In the case of Eggleston he figured that colour would be the chief asset in arriving at the desired effect. With this he adopted the use of dye-transfer printing, which allowed him to almost dictate the spectrum to his own liking. This took place in around mid-1970s, already some decades after cinema first introduced the technique to its audience. Because of this Eggleston’s artificial, deeply unnerving photographs have often been compared with many of such visual examples in films, ranging from Michael Powell’s Black Narcissus to David Lynch’s Blue Velvet. Parallel can also be drawn between Eggleston and Alfred Hitchcock, whose films the photographer cited as a major influence especially in informing his personal knowledge of the aesthetic. Examples in which Eggleston may be directly or indirectly referencing Hitchcock abound, a notable one being a famous study of a woman’s natty updo taken from behind- the elusive image recalls immediately a similar shot in Hitchcock’s Vertigo, in which the camera lurks provocatively behind a smartly-dressed woman, who sits contemplate in front of a monumental portrait.

Both Eggleston and Hitchcock deployed their individual palettes to enhance the psychological dimension of the stories they were telling. Besides Vertigo, Hitchcock’s grossly undervalued Under Capricorn (1949) also uses colours to the effect of conveying feelings or connotations that are not made apparent in words. It is the director’s trick of establishing complicity with the viewers, a shared knowledge or coded message that only those who “read between the lines” will have the privilege of discovering. Of course the narratives have much to determine and affect our interpretations of the visuals, which in turn subverts our normal perception of things.

This “defamiliarising the familiar” was Eggleston’s forte. In his work, a woman’s hair is always too red, an orange too green, and the night too blue. In the latter the blue is closer to violet-indigo, the sort that one associates with the shadows that envelope a dangerous alley, or the sky before a storm. A similar shade, though with slightly different nuance, saturates the night sequences of Capricorn, with the two main characters- Sam Flusky (Joseph Cotten) and Charles Adare (Michael Wilding)- slipping in and out of the murk in their dark attire, whilst up above them on the verandah the tormented Henrietta Flusky (Ingrid Bergman), dressed in white, laments her imprisoned life. Eggleston also fiddles with such juxtaposition in his night photographs, in which a bolt of shrill light illumines the nocturnal scene, accentuating the crampedness of a locale that darkness attempts to conceal.

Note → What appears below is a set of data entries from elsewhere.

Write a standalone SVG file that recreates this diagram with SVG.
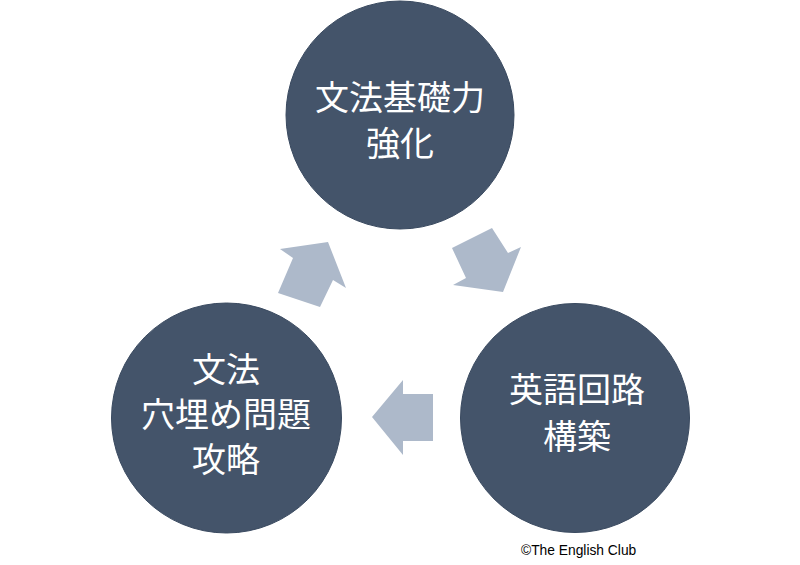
<svg xmlns="http://www.w3.org/2000/svg" width="800" height="565" viewBox="0 0 800 565">
<style>
.node circle{fill:#44546A;stroke:#3A4A60;stroke-width:1}
.lbl{fill:#FFFFFF;font-family:"Noto Sans CJK JP","Noto Sans CJK SC",sans-serif;font-size:34px;text-anchor:middle}
.arr{fill:#ADB9CA}
.copy{fill:#000;font-family:"Liberation Sans",Arial,sans-serif;font-size:13.8px}
</style>
<rect width="800" height="565" fill="#FFFFFF"/>
<g id="node-top" class="node">
<circle cx="400" cy="115" r="114"/>
<text class="lbl" x="400" y="110">文法基礎力</text>
<text class="lbl" x="400" y="156">強化</text>
</g>
<g id="node-right" class="node">
<circle cx="575" cy="418" r="114.5"/>
<text class="lbl" x="577" y="402">英語回路</text>
<text class="lbl" x="577" y="449">構築</text>
</g>
<g id="node-left" class="node">
<circle cx="226.5" cy="418" r="115"/>
<text class="lbl" x="226" y="382">文法</text>
<text class="lbl" x="226" y="427">穴埋め問題</text>
<text class="lbl" x="226" y="472">攻略</text>
</g>
<g id="connectors">
<polygon class="arr" points="328,242 346,288 333,280 320,307 278,293 293,258 280,249"/>
<polygon class="arr" points="452,248 492,228 508,253 521,247 503,292 453,285 466,278"/>
<polygon class="arr" points="372,417 403,380 403,394 433,394 433,441 403,441 403,455"/>
</g>
<text class="copy" x="521" y="555">©The English Club</text>
</svg>
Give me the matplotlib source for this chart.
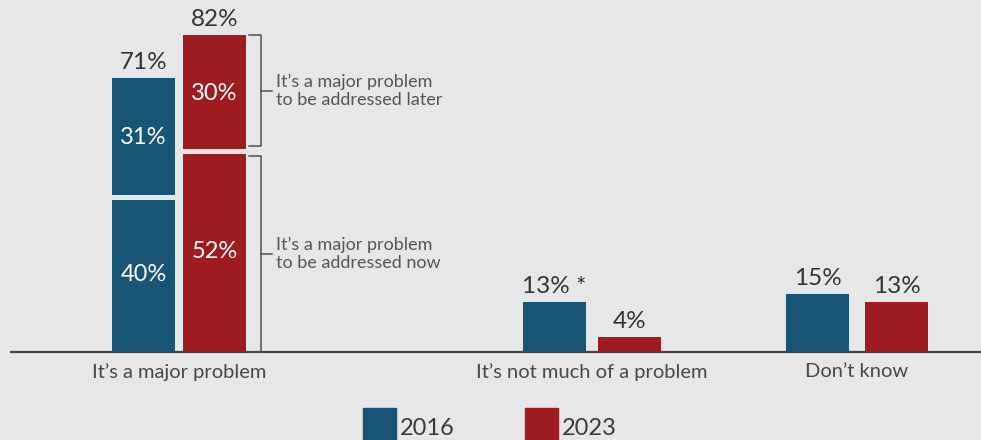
import matplotlib.pyplot as plt
from matplotlib.patches import Rectangle

# Survey shares in percent
categories = ["It’s a major problem", "It’s not much of a problem", "Don’t know"]
years = ["2016", "2023"]
major_now = [40, 52]      # major problem, address now
major_later = [31, 30]    # major problem, address later
not_much = [13, 4]
dont_know = [15, 13]
top_labels = [["71%", "82%"], ["13% *", "4%"], ["15%", "13%"]]
bracket_labels = ["It’s a major problem\nto be addressed later",
                  "It’s a major problem\nto be addressed now"]

BG = "#e6e7e9"
COLORS = ["#185575", "#9e1c20"]
LINE = "#505050"
FONT = "Lato"

fig = plt.figure(figsize=(9.81, 4.40), dpi=100, facecolor=BG)
ax = fig.add_axes([0, 0, 1, 1])
ax.set_facecolor(BG)
ax.set_xlim(0, 981)
# 3.865 px per percent, baseline 88 px above the bottom edge
ax.set_ylim(-88 / 3.865, 352 / 3.865)
ax.axis("off")

centers = [179, 592, 857]
offsets = [35.5, 37.5, 39.5]
width = 63

# stacked "major problem" bars
for j in range(2):
    x = centers[0] + (2 * j - 1) * offsets[0]
    ax.bar(x, major_now[j], width, color=COLORS[j])
    ax.bar(x, major_later[j], width, bottom=major_now[j], color=COLORS[j])
    # gap between the two segments
    ax.hlines(major_now[j], x - width / 2 - 1, x + width / 2 + 1, color=BG, lw=3.6)
    ax.text(x, major_now[j] / 2, f"{major_now[j]}%", color="white", fontsize=17,
            family=FONT, ha="center", va="center")
    ax.text(x, major_now[j] + major_later[j] / 2, f"{major_later[j]}%", color="white",
            fontsize=17, family=FONT, ha="center", va="center")
    ax.text(x, major_now[j] + major_later[j] + 1.2, top_labels[0][j], color="#333333",
            fontsize=17.5, family=FONT, ha="center", va="bottom")

# simple bars
for i, vals in [(1, not_much), (2, dont_know)]:
    for j in range(2):
        x = centers[i] + (2 * j - 1) * offsets[i]
        ax.bar(x, vals[j], width, color=COLORS[j])
        ax.text(x, vals[j] + 1.2, top_labels[i][j], color="#333333", fontsize=17.5,
                family=FONT, ha="center", va="bottom")

# baseline
ax.plot([10, 981], [0, 0], color="#444444", lw=1.6, solid_capstyle="butt")

# category labels
for c, name in zip(centers, categories):
    ax.text(c, -2.8, name, color="#484848", fontsize=14.5, family=FONT,
            ha="center", va="top")

# brackets next to the 2023 bar
total_2023 = major_now[1] + major_later[1]
spans = [(total_2023, major_now[1] + 1.3), (major_now[1] - 1.3, 0)]
bx = 261
for (top, bot), label in zip(spans, bracket_labels):
    ax.plot([bx - 12, bx, bx, bx - 12], [top, top, bot, bot], color=LINE, lw=1.1)
    mid = (top + bot) / 2
    ax.plot([bx, bx + 11], [mid, mid], color=LINE, lw=1.1)
    ax.text(bx + 15, mid, label, color="#555555", fontsize=13, family=FONT,
            ha="left", va="center", linespacing=1.15)

# legend squares at the bottom
for j, (lx, year) in enumerate(zip([363, 525], years)):
    ax.add_patch(Rectangle((lx, -88 / 3.865), 33, 32 / 3.865, color=COLORS[j],
                           clip_on=False))
    ax.text(lx + 37, -88 / 3.865 + 0.2, year, color="#3a3a3a", fontsize=17,
            family=FONT, ha="left", va="bottom")

fig.savefig("out.png", dpi=100, facecolor=BG)
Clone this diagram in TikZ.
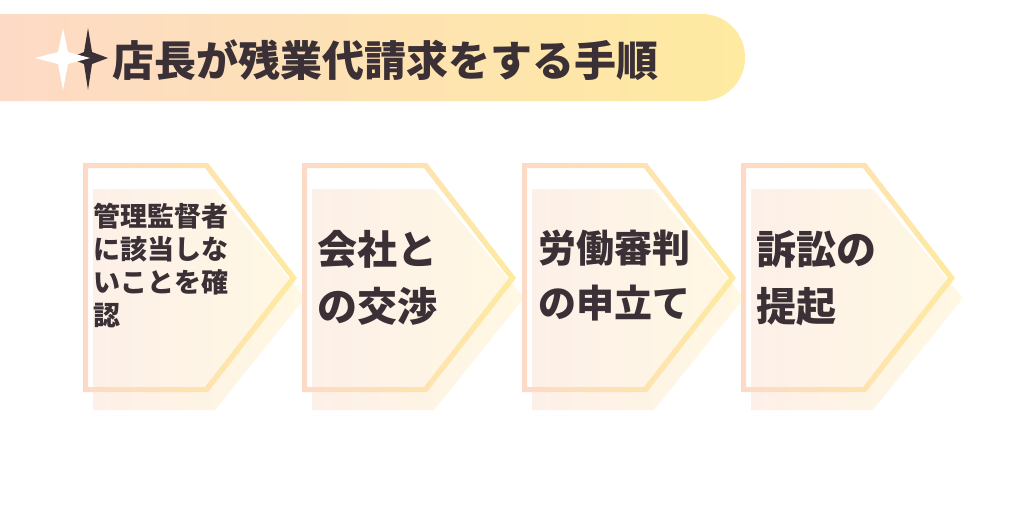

Capricorn’s surreal photography is the work of Jack Cardiff, who was once a clapper boy of Hitchcock’s The Skin Game and whose credits as a cinematographer include John Huston’s The African Queen, King Vidor’s War and Peace, and the three Technicolor masterpieces by Powell & Pressburger. Like Eggleston, Cardiff was an artist who did not allow much autonomy for his device. His camera never wanders; its trajectory is flowing but determined, and once a target is within view the camera confronts it head-on. There is always the photographer behind the camera and Cardiff made sure the message was clear for everyone. Therefore no complaint should be raised if the camera decides to prey on the hands of Flusky, which finger covertly a ruby necklace that the husband hopes will please his wife. But Henrietta, going with Adare’s suggestion that ruby will only vulgarise her exquisite dress, bluntly declines. The camera returns to the hands of Flusky, uncertain as of what to do with the now useless necklace, then hold it firmly in the grip like a lover holding firmly the love he is rebuffed.

The lack of narratives in Eggleston’s photograph amounts to a sort of curiosity of ferreting out a secret narrative that the banal façade seems to be hiding. When viewed collectively and without any sequential order, those photographs seem to tell a story of a nameless spy, hot on the pursuit of a mysterious man he always misses. The single-minded mission turns slowly into an incurable obsession; the longer the search extends the stronger the desire of capturing the man. This is every great artist’s worst nightmare: not to know when to put a stop to this fruitless search, to such consuming obsession. A story does not end the moment you put a period to the line. Nothing’s over when it’s over. The story simply goes on.